La hausse des taux d’intérêt, l’incertitude économique accrue et les nouvelles exigences réglementaires constituent des défis pour l’économie en général et les banques en particulier. Des stratégies et des solutions sophistiquées seront nécessaires si les institutions financières veulent naviguer dans cet environnement incertain et acquérir un avantage concurrentiel.
Les banques devront revoir leurs scénarios de crise et s’assurer que ceux-ci ne sont pas entièrement basés sur les conditions prépandémiques. Les avantages du plancher de taux d’intérêt ne se font plus sentir et les tensions liées à une forte baisse des taux d’intérêt constituent à nouveau une possibilité.
Actuellement, les banques évaluent généralement l’appétit pour le risque IRRBB sur une base annuelle.
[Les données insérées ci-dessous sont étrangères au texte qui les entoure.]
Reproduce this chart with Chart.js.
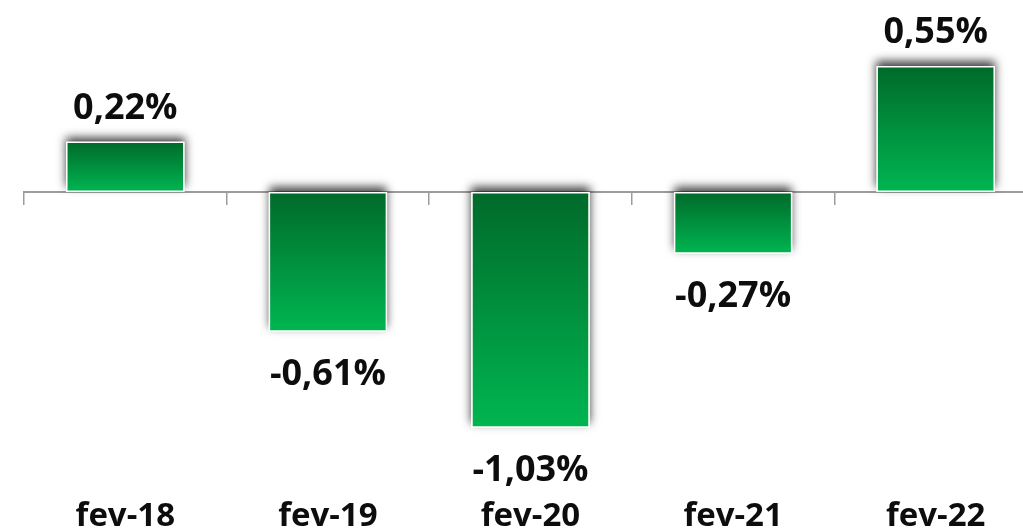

Avec la volatilité accrue des marchés due aux événements économiques et politiques, des évaluations plus fréquentes seront nécessaires. Cela devrait permettre aux banques de procéder rapidement à des ajustements en fonction de l’évolution de la situation économique et de réduire le risque d’être confrontées à un scénario de crise.
Enfin, les banques devront également garder un œil sur les évolutions réglementaires. La maîtrise des risques IRRBB dans le secteur financier figure en bonne place dans l’agenda des régulateurs, mais ce n’est pas le seul sujet de préoccupation. Les organisations doivent s’attendre à une réglementation accrue en matière d’exigences de fonds propres, de rapports sur le climat et de gouvernance des données.
D’un point de vue plus positif, les années sans intérêt sont désormais révolues et il est peu probable que nous assistions à quelque chose de similaire dans un avenir proche. Cela apporte un certain soulagement aux banques, car leur activité principale devient plus rentable et elles n’ont plus à chercher constamment d’autres moyens de gagner de l’argent. Il convient cependant de ne pas trop s’habituer à des marges d’intermédiation élevées. Si une part trop importante de la clientèle commence à transférer ses liquidités ailleurs, les banques pourraient regretter de ne pas avoir augmenté leurs taux de dépôt plus tôt.